EN QUOI ÊTRE GENTIL AMÉLIORE LA PERFORMANCE ?

Savoir se montrer ferme, non conciliant, dur en affaires ! Dans la relation compétitive que nous vivons, ces postures deviennent presque des qualités. Ce n’est pas pour rien que nous sommes en partie éduqués à ne pas faire part de nos émotions… Il faut cacher nos fragilités.

Mais quelle est l’efficacité réelle d’une telle approche, notamment en entreprise ? Le management serait plus efficient dans l’autoritarisme, au travers de l’agressivité et la méchanceté ? C’est vrai que la méchanceté est souvent associée au calcul stratégique, pendant que la gentillesse peut se confondre avec la naïveté et l’impossibilité de se battre, et donc de gagner. Ce sont là des écueils encore bien marqués de la culture de la virilité ! Et pourtant, ce raisonnement pose réellement question. Il peut même être largement contrer.

Une étude américaine s’est penchée sur une question managériale centrale ; « qu’est-ce qui fait qu’une équipe de travail est efficace ? » Des chercheurs ont étudié, pendant plus d’un an, les organisations, les modes de communication pour une centaine d’entreprises. leur conclusion est sans appel et révèle clairement combien l’efficacité est optimale dans des équipes où les gens sont gentils les uns envers les autres ! Et mieux encore, un chercheur économiste avance que ces comportements permettent à l’entreprise, qui fait corps, d’être plus performante, voire plus productive jusqu’à 5%. En quoi cette attitude positive permet-elle d’avancer plus loin ?

Écraser l’autre, c’est jouer perdant

Se montrer dominant et asseoir son mode relationnel sur la crainte de soi sert, pendant un temps, à passer devant son collègue, devant ses pairs. Mais ce calcul est très consommateur d’énergie et au lieu de sublimer son agressivité, on la déverse à l’état brut. Certes, cela permet d’asseoir une autorité d’obtenir des résultats,… sauf qu’en se mesurant constamment à la faiblesse des autres, l’agressif finira par rencontrer un rival plus fort que lui ou même craindre cette rencontre fatale et se montrer davantage belliqueux. Le cercle vicieux se referme et deviendra fatal à l’engagement réciproque, à la confiance, à la solidarité,…

Canaliser son agressivité

Comment canaliser une telle pulsion agressive ? Il n’est pas forcément malsain qu’elle soit refoulée. Au contraire. Ce qui compte aux yeux de nombreux spécialistes en ressources humaines est qu’elle soit intelligemment orientée.

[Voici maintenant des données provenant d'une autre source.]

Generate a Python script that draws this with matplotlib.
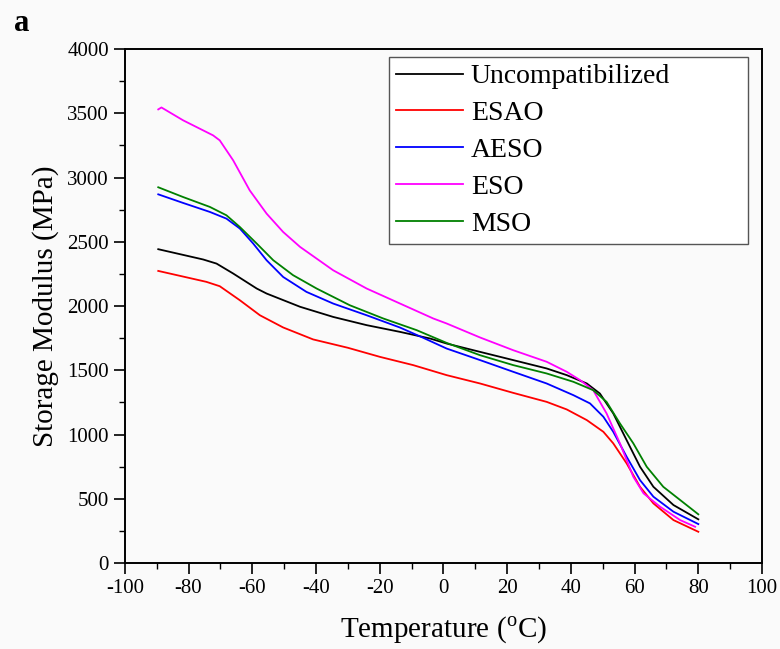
import numpy as np
import matplotlib
matplotlib.use("Agg")
import matplotlib.pyplot as plt
from matplotlib.ticker import MultipleLocator

# Data (temperature in C, storage modulus in MPa)
temp_unc = [-89.5, -75.4, -71.2, -66.0, -58.6, -55.5, -45.0, -34.6, -24.1, -13.7, -4.2,
            1.0, 11.5, 21.9, 32.4, 38.7, 45.0, 49.1, 53.3, 57.5, 61.7, 65.9, 72.2, 80.0]
mod_unc = [2442, 2362, 2330, 2253, 2136, 2097, 1994, 1915, 1851, 1799, 1747,
           1708, 1643, 1579, 1514, 1462, 1397, 1319, 1164, 956, 749, 593, 451, 340]

temp_esao = [-89.5, -74.4, -70.2, -63.9, -57.6, -50.3, -40.9, -30.0, -19.9, -9.5, 1.0,
             11.5, 21.9, 32.4, 38.7, 45.0, 50.2, 53.3, 57.5, 61.7, 65.9, 72.2, 80.0]
mod_esao = [2273, 2188, 2154, 2045, 1928, 1833, 1740, 1675, 1604, 1540, 1462,
            1397, 1324, 1254, 1195, 1112, 1021, 931, 775, 593, 464, 334, 243]

temp_aeso = [-89.5, -81.7, -73.3, -68.1, -63.9, -59.7, -55.5, -50.3, -43.0, -34.6, -24.1,
             -13.7, -6.3, 1.0, 11.5, 21.9, 32.4, 40.8, 46.0, 50.2, 53.3, 57.5, 61.7,
             65.9, 72.2, 80.0]
mod_aeso = [2869, 2802, 2732, 2680, 2603, 2486, 2356, 2226, 2110, 2019, 1928,
            1833, 1752, 1669, 1579, 1488, 1397, 1306, 1242, 1138, 1021, 827, 645,
            516, 399, 303]

temp_eso = [-89.5, -88.5, -81.7, -72.3, -70.2, -66.0, -60.8, -55.5, -50.3, -45.0, -34.6,
            -24.1, -13.7, -3.2, 1.0, 11.5, 21.9, 32.4, 38.7, 42.9, 47.0, 51.2, 55.4,
            59.6, 62.8, 68.0, 74.3, 79.0]
mod_eso = [3530, 3545, 3445, 3328, 3289, 3134, 2900, 2719, 2576, 2460, 2278,
           2136, 2020, 1903, 1864, 1755, 1656, 1566, 1488, 1423, 1345, 1164, 931,
           671, 542, 438, 334, 282]

temp_mso = [-89.5, -81.7, -73.3, -68.1, -63.9, -58.6, -53.4, -47.2, -39.8, -29.4, -18.9,
            -8.4, 1.0, 11.5, 21.9, 32.4, 40.8, 47.0, 51.2, 55.4, 59.6, 63.8, 69.0,
            74.3, 80.0]
mod_mso = [2924, 2848, 2771, 2706, 2615, 2486, 2356, 2240, 2136, 2006, 1903,
           1812, 1713, 1617, 1540, 1475, 1410, 1345, 1254, 1086, 931, 749, 593,
           490, 379]

plt.rcParams['font.family'] = ['Liberation Serif', 'DejaVu Serif']
plt.rcParams['mathtext.fontset'] = 'custom'
plt.rcParams['mathtext.rm'] = 'Liberation Serif'
plt.rcParams['axes.unicode_minus'] = False

fig = plt.figure(figsize=(7.8, 6.49), dpi=100, facecolor='#fafafa')
ax = fig.add_axes([0.160, 0.1325, 0.817, 0.792])
ax.set_facecolor('#fafafa')

ax.plot(temp_unc, mod_unc, color='black', lw=1.3, label='Uncompatibilized')
ax.plot(temp_esao, mod_esao, color='red', lw=1.3, label='ESAO')
ax.plot(temp_aeso, mod_aeso, color='blue', lw=1.3, label='AESO')
ax.plot(temp_eso, mod_eso, color='magenta', lw=1.3, label='ESO')
ax.plot(temp_mso, mod_mso, color='green', lw=1.3, label='MSO')

ax.set_xlim(-100, 100)
ax.set_ylim(0, 4000)
ax.xaxis.set_major_locator(MultipleLocator(20))
ax.xaxis.set_minor_locator(MultipleLocator(10))
ax.yaxis.set_major_locator(MultipleLocator(500))
ax.yaxis.set_minor_locator(MultipleLocator(250))
ax.tick_params(which='major', length=8, width=1.2, labelsize=15, direction='out')
ax.tick_params(which='minor', length=4, width=1.0, direction='out')
for s in ax.spines.values():
    s.set_linewidth(1.4)

ax.set_xlabel('Temperature ($^{\\rm o}$C)', fontsize=21, labelpad=12)
ax.set_ylabel('Storage Modulus (MPa)', fontsize=21, labelpad=6)

leg = ax.legend(loc='upper left', bbox_to_anchor=(0.4145, 0.6245, 0.5636, 0.36),
                mode='expand', borderaxespad=0, fontsize=20, handlelength=2.4,
                handletextpad=0.3, labelspacing=0.41, borderpad=0.25,
                fancybox=False, framealpha=1)
leg.get_frame().set_edgecolor('#555555')
leg.get_frame().set_linewidth(1.0)

fig.text(0.018, 0.952, 'a', fontsize=22, fontweight='bold')

fig.savefig('out.png', dpi=100, facecolor=fig.get_facecolor())
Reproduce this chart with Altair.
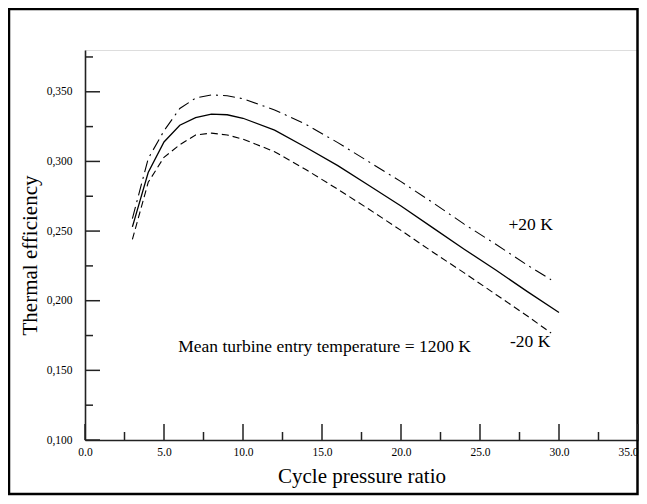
import altair as alt
import pandas as pd

# ---- data ----
pressure_ratio = [3, 4, 5, 6, 7, 8, 9, 10, 12, 14, 16, 18, 20, 22, 24, 26, 28]

mean_x = pressure_ratio + [30]
mean_eff = [0.253, 0.292, 0.314, 0.326, 0.3315, 0.334, 0.3335, 0.331, 0.3225,
            0.310, 0.297, 0.2825, 0.268, 0.2525, 0.237, 0.222, 0.2065, 0.1915]

plus_x = pressure_ratio + [29.5]
plus_eff = [0.259, 0.302, 0.322, 0.338, 0.3455, 0.3478, 0.3472, 0.345, 0.337,
            0.3265, 0.3135, 0.2995, 0.2855, 0.2705, 0.255, 0.2405, 0.2255, 0.2151]

minus_x = pressure_ratio + [29.5]
minus_eff = [0.244, 0.285, 0.303, 0.312, 0.319, 0.3203, 0.319, 0.316, 0.307,
             0.294, 0.280, 0.2655, 0.2505, 0.235, 0.220, 0.2045, 0.189, 0.1768]

x_major = [0, 5, 10, 15, 20, 25, 30, 35]
x_minor = [2.5, 7.5, 12.5, 17.5, 22.5, 27.5, 32.5]
y_major = [0.10, 0.15, 0.20, 0.25, 0.30, 0.35]
y_minor = [0.125, 0.175, 0.225, 0.275, 0.325, 0.375]

labels = ["Mean turbine entry temperature = 1200 K", "+20 K", "-20 K"]
label_x = [5.9, 26.8, 26.9]
label_y = [0.167, 0.2545, 0.1707]

FONT = "Liberation Serif, Times New Roman, serif"
W, H = 553, 390

xscale = alt.Scale(domain=[0, 35], nice=False, zero=False)
yscale = alt.Scale(domain=[0.1, 0.38], nice=False, zero=False)

xaxis = alt.Axis(values=x_major, format=".1f", ticks=False, grid=False,
                 title="Cycle pressure ratio", labelFont=FONT, labelFontSize=11.5,
                 labelColor="black", labelPadding=6,
                 labelAlign={"condition": {"test": "datum.value >= 35", "value": "right"},
                             "value": "center"},
                 titleFont=FONT,
                 titleFontSize=21, titleFontWeight="normal", titleColor="black",
                 titlePadding=8, domainColor="#222", domainWidth=1.6)
yaxis = alt.Axis(values=y_major, ticks=False, grid=False,
                 labelExpr="replace(format(datum.value, '.3f'), '.', ',')",
                 title="Thermal efficiency", labelFont=FONT, labelFontSize=11.5,
                 labelColor="black", labelPadding=13, titleFont=FONT,
                 titleFontSize=21, titleFontWeight="normal", titleColor="black",
                 titleX=-55, titleY=205, titleAlign="center", titleBaseline="middle",
                 domainColor="#222", domainWidth=1.6)

X = alt.X("x:Q", scale=xscale, axis=xaxis)
Y = alt.Y("y:Q", scale=yscale, axis=yaxis)

df_mean = pd.DataFrame({"x": mean_x, "y": mean_eff})
df_plus = pd.DataFrame({"x": plus_x, "y": plus_eff})
df_minus = pd.DataFrame({"x": minus_x, "y": minus_eff})

frame = alt.Chart(pd.DataFrame({"k": [0]})).mark_rect(
    fillOpacity=0, stroke="black", strokeWidth=2.5
).encode(x=alt.value(-76), x2=alt.value(552.5), y=alt.value(-41), y2=alt.value(444))

line_mean = alt.Chart(df_mean).mark_line(color="black", strokeWidth=1.3).encode(x=X, y=Y)
line_plus = alt.Chart(df_plus).mark_line(color="black", strokeWidth=1.1,
                                         strokeDash=[12, 5, 2, 5]).encode(x=X, y=Y)
line_minus = alt.Chart(df_minus).mark_line(color="black", strokeWidth=1.1,
                                           strokeDash=[7, 4]).encode(x=X, y=Y)

xt_major = alt.Chart(pd.DataFrame({"x": x_major})).mark_rule(color="#222", strokeWidth=1.5).encode(
    x=X, y=alt.value(H), y2=alt.value(H - 16))
xt_minor = alt.Chart(pd.DataFrame({"x": x_minor})).mark_rule(color="#222", strokeWidth=1.5).encode(
    x=X, y=alt.value(H), y2=alt.value(H - 8))
yt_major = alt.Chart(pd.DataFrame({"y": y_major})).mark_rule(color="#222", strokeWidth=1.5).encode(
    y=Y, x=alt.value(0), x2=alt.value(15))
yt_minor = alt.Chart(pd.DataFrame({"y": y_minor})).mark_rule(color="#222", strokeWidth=1.5).encode(
    y=Y, x=alt.value(0), x2=alt.value(8))

texts = alt.Chart(pd.DataFrame({"x": label_x, "y": label_y, "t": labels})).mark_text(
    font=FONT, fontSize=17.5, color="black", align="left", baseline="middle"
).encode(x=X, y=Y, text="t:N")

chart = alt.layer(
    frame, xt_major, xt_minor, yt_major, yt_minor, line_minus, line_plus, line_mean, texts
).properties(
    width=W, height=H,
    autosize=alt.AutoSizeParams(type="none"),
    padding={"left": 77, "top": 42, "right": 1, "bottom": 56},
).configure_view(stroke="#777", strokeWidth=1.2).configure(background="white")

chart.save("out.html", embed_options={"renderer": "svg", "actions": False})
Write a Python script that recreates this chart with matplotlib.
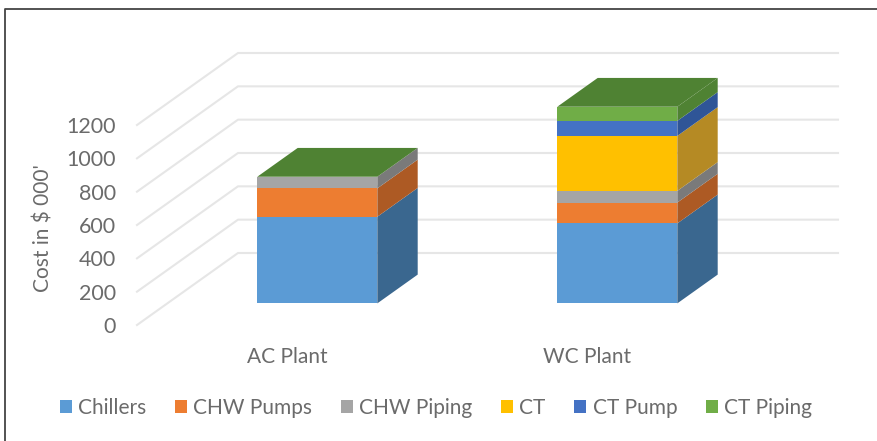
import matplotlib
matplotlib.use('Agg')
import matplotlib.pyplot as plt
from matplotlib.patches import Polygon, Rectangle
from matplotlib.lines import Line2D

plt.rcParams['font.family'] = ['Lato', 'DejaVu Sans']

# values
plants = ['AC Plant', 'WC Plant']
components = ['Chillers', 'CHW Pumps', 'CHW Piping', 'CT', 'CT Pump', 'CT Piping']
ac_costs = [520, 170, 70, 0, 0, 0]
wc_costs = [480, 125, 70, 330, 90, 85]
y_ticks = [0, 200, 400, 600, 800, 1000, 1200]

front_colors = ['#5b9bd5', '#ed7d31', '#a5a5a5', '#ffc000', '#4472c4', '#70ad47']
side_colors = ['#3a678f', '#ad5a24', '#7a7a7a', '#b58a24', '#2f5597', '#4f8233']
top_color = '#4f8233'
text_color = '#6b6b6b'
grid_color = '#e6e6e6'

W, H = 877, 441
fig = plt.figure(figsize=(W / 100, H / 100), dpi=100)

# front plane of the 3D box, in pixels: x 137-737, y 325-125
ax = fig.add_axes([137 / W, (H - 325) / H, 600 / W, 200 / H])
ax.set_xlim(0, 2)
ax.set_ylim(0, 1200)
for s in ax.spines.values():
    s.set_visible(False)

# depth shift of the back wall, in data units
dx_back = 101 / 300
dy_back = 72 / (200 / 1200)


def proj(x, y, z):
    return x + dx_back * z, y + dy_back * z


# gridlines: floor/wall diagonal + back wall
for v in y_ticks:
    x0, y0 = proj(0, v, 0)
    x1, y1 = proj(0, v, 1)
    x2, y2 = proj(2, v, 1)
    ax.plot([x0, x1, x2], [y0, y1, y2], color=grid_color, lw=1.5, clip_on=False, zorder=1)

# stacked 3D bars
z0, z1 = 0.30, 0.70
half = 0.2
for i, costs in enumerate([ac_costs, wc_costs]):
    left = i + 0.5 - half
    right = i + 0.5 + half
    bottom = 0
    for j, c in enumerate(costs):
        top = bottom + c
        if c > 0:
            front = [proj(left, bottom, z0), proj(right, bottom, z0),
                     proj(right, top, z0), proj(left, top, z0)]
            side = [proj(right, bottom, z0), proj(right, bottom, z1),
                    proj(right, top, z1), proj(right, top, z0)]
            ax.add_patch(Polygon(side, facecolor=side_colors[j], edgecolor='none', clip_on=False, zorder=3))
            ax.add_patch(Polygon(front, facecolor=front_colors[j], edgecolor='none', clip_on=False, zorder=3))
        bottom = top
    lid = [proj(left, bottom, z0), proj(right, bottom, z0),
           proj(right, bottom, z1), proj(left, bottom, z1)]
    ax.add_patch(Polygon(lid, facecolor=top_color, edgecolor='none', clip_on=False, zorder=4))

ax.set_yticks(y_ticks)
ax.set_xticks([0.5, 1.5])
ax.set_xticklabels(plants)
ax.tick_params(axis='y', length=0, pad=15, labelsize=15.5, labelcolor=text_color)
ax.tick_params(axis='x', length=0, pad=16, labelsize=15, labelcolor=text_color)
fig.text(44 / W, 1 - 228 / H, "Cost in $ 000'", rotation=90, ha='center', va='center',
         fontsize=15, color=text_color)

# legend
handles = [Rectangle((0, 0), 1, 1, facecolor=c, edgecolor='none') for c in front_colors]
fig.legend(handles, components, loc='center', bbox_to_anchor=(436 / W, 1 - 408 / H), ncol=6,
           frameon=False, fontsize=15, labelcolor=text_color, handlelength=0.58, handleheight=0.58,
           handletextpad=0.3, columnspacing=1.37)

# outer frame of the picture: only top and left edges show
fig.add_artist(Line2D([5 / W, 5 / W, 1], [0, 1 - 9 / H, 1 - 9 / H], transform=fig.transFigure,
                      color='#444444', lw=1.3))

plt.savefig('out.png', dpi=100)
plt.close()
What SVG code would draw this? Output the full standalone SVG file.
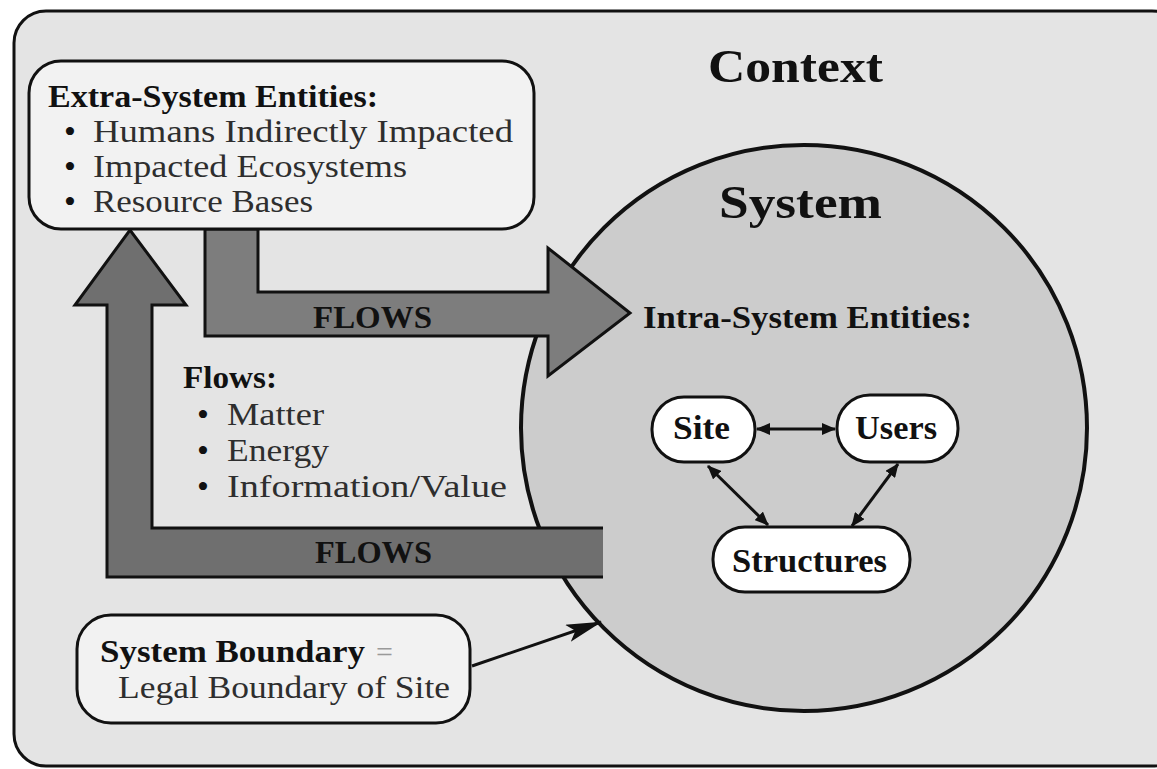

Plutôt que de prendre une forme négative, comme chez le méchant, elle semble efficace et positive quand elle se transforme en ambition saine ou en courage tourné vers le dépassement de ses propres imperfections. Cette ambition non intrusive vis-à-vis de l’extérieur et surtout non violente diminuerait le stress, en favorisant l’estime de soi, à travers le regard des autres, apaisés car traités avec bienveillance. Dans la foulée, elle favorise bien entendu les « renvois d’ascenseur ».

Savoir déléguer pour se renforcer

Or, pour se dépasser et accomplir une œuvre collective ou une entreprise qui va au-delà de nos capacités personnelles, on a besoin des autres et on a donc intérêt à les valoriser. Cela passe par la confiance, la liberté accordée à nos subordonnés et même par l’affection.

Ceux qui réussissent ne sont-ils pas en effet ceux qui savent le mieux déléguer, s’inspirer d’autrui, fédérer les talents… plutôt que de se recroqueviller sur une satisfaction immédiate et égoïste ? Comme l’écrivait au 19ème siècle l’écrivain américain Mark Twain, « la gentillesse est le langage qu’un sourd peut entendre et qu’un aveugle peut voir ».
En ce sens, c’est paradoxalement en offrant du pouvoir que l’on accroît son pouvoir. C’est précisément ce qu’une chercheuse de la prestigieuse université américaine Harvard a découvert en étudiant les relations interpersonnelles chez Google. Julia Rodosky, dans un rapport publié en 2012, indiquait que la gentillesse des cadres et leur liberté d’action, leur faculté de prendre des risques sans se faire rabrouer par leurs supérieurs, bref l’empathie générale entre collègues expliquait largement le succès prodigieux de la multinationale numérique.